Below are some breakdowns of real-world costs of data-at-rest in AWS S3. **These don't include storage consumed by the binary component of Attachments, ContentDocuments, or EventLogFiles.** Storage usage for those binary components can currently be assumed to be 1:1 with Salesforce and estimated with published storage rates.

The extreme outlier described here is an international support organization backing up over 40,000,000,000 record versions in the last five years.

| Description      | Storage Consumed | Monthly Cost (standard S3 data-at-rest rates) |
| ---------------- | ---------------- | --------------------------------------------- |
| Average Case     | **216 GB**       | $4.97                                         |
| High End         | **5 TB**         | $117                                          |
| Extreme Outliers | **25 TB**        | $589                                          |

{% hint style="danger" %}
**Data Transfer Fees**

The calculations here only consider data-at-rest rates. All cloud providers bill for data-transfer or data-access operations. Those are considered variable costs based on usage of GRAX features and overall processing load. Our published [AWS estimate](/infrastructure/other/operating-costs.md) contains estimates for "normal" GET, LIST, PUT, and DELETE requests as well as overall data-transfer expectations.
{% endhint %}

## Technologies

{% tabs %}
{% tab title="AWS S3" %}
GRAX supports S3's standard storage class. Intelligent Tiering, Glacier, Outposts, Versioning, and Replication are not supported.

#### Authentication

GRAX supports the following authentication patterns for AWS S3:

* Static Access Keys
* Instance Roles
* Assume Role via Static Access Keys
* Assume Role via Instance Roles

#### Authorization

Regardless of authentication pattern, the following permissions must be granted at the bucket scope (`arn:aws:s3:::example`):

* *s3:ListBucket*

Additionally, the following permissions must be granted for all objects within the bucket (`arn:aws:s3:::example/*`):

* *s3:GetObject*
* *s3:PutObject*
* *s3:DeleteObject*

If using KMS encryption, the following permissions must be granted on the KMS key scope:

* kms:DescribeKey
* *kms:Decrypt*
* *kms:Encrypt*
* *kms:GenerateDataKey*
* *kms:ReEncrypt\**
  {% endtab %}

{% tab title="Azure Blob / Data Lake (gen2)" %}
GRAX supports standard Azure Blob Storage and Azure Data Lake (gen2) Storage accounts, including hierarchical namespaces. Premium storage accounts and gen1 Data Lake accounts are not supported. All objects must be stored in the "Hot" tier.

#### Authentication

GRAX supports the following authentication patterns for Azure Storage Accounts:

* Storage Account Access Keys
* System or User-Assigned Managed Identities
* Multi-Tenant App Registration (GRAX-hosted applications only)

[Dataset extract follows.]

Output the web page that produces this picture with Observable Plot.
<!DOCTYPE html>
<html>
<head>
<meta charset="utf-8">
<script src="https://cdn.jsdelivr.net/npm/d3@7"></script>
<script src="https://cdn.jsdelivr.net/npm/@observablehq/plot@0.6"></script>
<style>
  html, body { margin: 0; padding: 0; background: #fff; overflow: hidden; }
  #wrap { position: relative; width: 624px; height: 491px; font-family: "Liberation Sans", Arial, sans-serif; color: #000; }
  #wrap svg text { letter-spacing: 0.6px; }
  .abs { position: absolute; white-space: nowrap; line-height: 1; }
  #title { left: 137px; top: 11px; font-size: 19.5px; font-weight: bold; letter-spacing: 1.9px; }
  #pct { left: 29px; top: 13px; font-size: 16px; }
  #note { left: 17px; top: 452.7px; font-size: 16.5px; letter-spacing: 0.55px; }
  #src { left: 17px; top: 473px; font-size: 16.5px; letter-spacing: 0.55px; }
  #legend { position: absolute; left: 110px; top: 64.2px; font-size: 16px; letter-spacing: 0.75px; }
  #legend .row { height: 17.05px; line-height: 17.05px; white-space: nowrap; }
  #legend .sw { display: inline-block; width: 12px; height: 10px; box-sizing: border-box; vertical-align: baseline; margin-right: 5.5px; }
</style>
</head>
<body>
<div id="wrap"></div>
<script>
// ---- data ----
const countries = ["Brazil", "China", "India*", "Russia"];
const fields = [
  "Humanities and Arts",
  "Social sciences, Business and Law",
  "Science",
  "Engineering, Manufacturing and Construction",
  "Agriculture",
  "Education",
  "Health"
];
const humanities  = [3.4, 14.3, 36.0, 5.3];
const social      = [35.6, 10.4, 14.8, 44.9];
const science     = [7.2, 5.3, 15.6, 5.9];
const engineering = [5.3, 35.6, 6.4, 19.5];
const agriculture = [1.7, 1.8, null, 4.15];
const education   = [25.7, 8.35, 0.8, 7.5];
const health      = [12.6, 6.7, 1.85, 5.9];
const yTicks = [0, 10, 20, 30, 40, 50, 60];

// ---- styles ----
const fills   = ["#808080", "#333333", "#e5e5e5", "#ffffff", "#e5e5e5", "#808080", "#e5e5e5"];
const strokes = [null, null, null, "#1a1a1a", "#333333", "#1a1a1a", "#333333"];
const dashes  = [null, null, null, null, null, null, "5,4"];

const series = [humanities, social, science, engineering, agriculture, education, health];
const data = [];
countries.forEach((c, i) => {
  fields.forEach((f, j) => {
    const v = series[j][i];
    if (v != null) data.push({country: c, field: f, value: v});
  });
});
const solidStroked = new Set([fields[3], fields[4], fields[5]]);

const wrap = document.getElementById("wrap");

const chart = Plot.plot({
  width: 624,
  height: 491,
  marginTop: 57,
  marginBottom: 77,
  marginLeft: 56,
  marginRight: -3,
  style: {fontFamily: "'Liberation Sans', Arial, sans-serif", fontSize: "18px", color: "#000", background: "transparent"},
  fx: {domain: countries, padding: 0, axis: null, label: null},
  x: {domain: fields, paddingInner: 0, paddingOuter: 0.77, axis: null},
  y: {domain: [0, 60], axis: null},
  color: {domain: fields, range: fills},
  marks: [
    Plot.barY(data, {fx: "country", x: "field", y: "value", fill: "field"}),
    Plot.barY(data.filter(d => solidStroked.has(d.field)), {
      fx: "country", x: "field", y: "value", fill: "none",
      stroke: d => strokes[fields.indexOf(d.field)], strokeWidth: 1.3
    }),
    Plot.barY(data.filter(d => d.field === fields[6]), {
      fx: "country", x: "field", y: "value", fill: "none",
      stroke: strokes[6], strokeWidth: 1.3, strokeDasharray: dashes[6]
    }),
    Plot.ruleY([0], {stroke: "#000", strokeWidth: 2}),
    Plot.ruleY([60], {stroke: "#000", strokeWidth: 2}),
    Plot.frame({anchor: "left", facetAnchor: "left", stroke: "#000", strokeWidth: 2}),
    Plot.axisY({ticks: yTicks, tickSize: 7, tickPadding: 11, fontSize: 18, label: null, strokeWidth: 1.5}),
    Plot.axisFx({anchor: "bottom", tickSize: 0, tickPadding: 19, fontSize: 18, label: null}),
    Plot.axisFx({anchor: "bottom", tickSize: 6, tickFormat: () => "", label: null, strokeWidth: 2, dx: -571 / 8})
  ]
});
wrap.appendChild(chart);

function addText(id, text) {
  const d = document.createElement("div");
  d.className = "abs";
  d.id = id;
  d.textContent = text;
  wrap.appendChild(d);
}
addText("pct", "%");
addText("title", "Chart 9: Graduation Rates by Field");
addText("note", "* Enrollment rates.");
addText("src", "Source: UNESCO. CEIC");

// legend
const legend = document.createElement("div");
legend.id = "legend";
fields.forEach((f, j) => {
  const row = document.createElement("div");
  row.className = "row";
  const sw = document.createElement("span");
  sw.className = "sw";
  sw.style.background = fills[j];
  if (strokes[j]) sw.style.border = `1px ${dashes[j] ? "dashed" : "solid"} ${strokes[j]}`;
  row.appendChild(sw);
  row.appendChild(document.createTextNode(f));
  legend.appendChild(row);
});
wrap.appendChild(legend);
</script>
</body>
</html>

**Multi-Tenant App Registration**

For GRAX-hosted applications, the customer admin consents to a GRAX-owned multi-tenant app registration, creating a service principal in their tenant that they then grant RBAC access on the Storage Account. Each GRAX-hosted application has its own app registration, so consent for one doesn't extend to any other.

No tenant secret is shared with GRAX. The app registration is bound by federated identity credential to the GRAX workload's managed identity, making it non-exportable and usable only from the issuing GRAX infrastructure. Customer consent is a one-time step.

{% hint style="info" %}
To use this authentication method, contact [GRAX Support](https://documentation.grax.com/support/get-support) with your application details so it can be enabled for your environment.
{% endhint %}

#### Authorization

If using an identity-based authentication pattern (managed identity or multi-tenant app registration), the following permissions must be granted at the container scope:

* *Microsoft.Storage/storageAccounts/blobServices/containers/blobs/read*
* *Microsoft.Storage/storageAccounts/blobServices/containers/blobs/write*
* *Microsoft.Storage/storageAccounts/blobServices/containers/blobs/delete*
* *Microsoft.Storage/storageAccounts/blobServices/containers/blobs/add/action*
* *Microsoft.Storage/storageAccounts/blobServices/containers/blobs/move/action*

The "Storage Blob Data Contributor" role is sufficient, but includes permission to delete the container. Custom roles are recommended for granting minimum necessary permissions.

{% hint style="danger" %}
**Double Check the Scope**

Make sure you assign storage permissions at container level, not the storage account level. These permissions at the storage account level allow the identity to interact with all data in all containers.
{% endhint %}
{% endtab %}

{% tab title="GCP Cloud Storage" %}
GRAX supports standard tier GCP Cloud Storage accounts. `Nearline`, `Coldline`, and `Archive` tiers are unsupported.

#### Authentication

GRAX supports the following authentication patterns for GCP Cloud Storage:

* Service Account Keys

#### Authorization

The following permissions must be granted on the bucket scope:

* *storage.objects.create*
* *storage.objects.delete*
* *storage.objects.get*
* *storage.objects.list*
* *storage.objects.update*

The built-in "Storage Object User" role grants these permissions safely.
{% endtab %}
{% endtabs %}

## Storage Replicas

GRAX can write data to multiple storage buckets simultaneously, providing additional durability and a foundation for cross-region redundancy. Each GRAX application has one *active* storage bucket (read and written) and may have one or more *passive* replicas (written only).

How replication works:

* Every write to the active bucket is split to all passive replicas at the same time.
* Reads are served only from the active bucket.
* When a new replica is added, a background sync backfills existing data automatically. Progress is shown in the storage configuration dialog.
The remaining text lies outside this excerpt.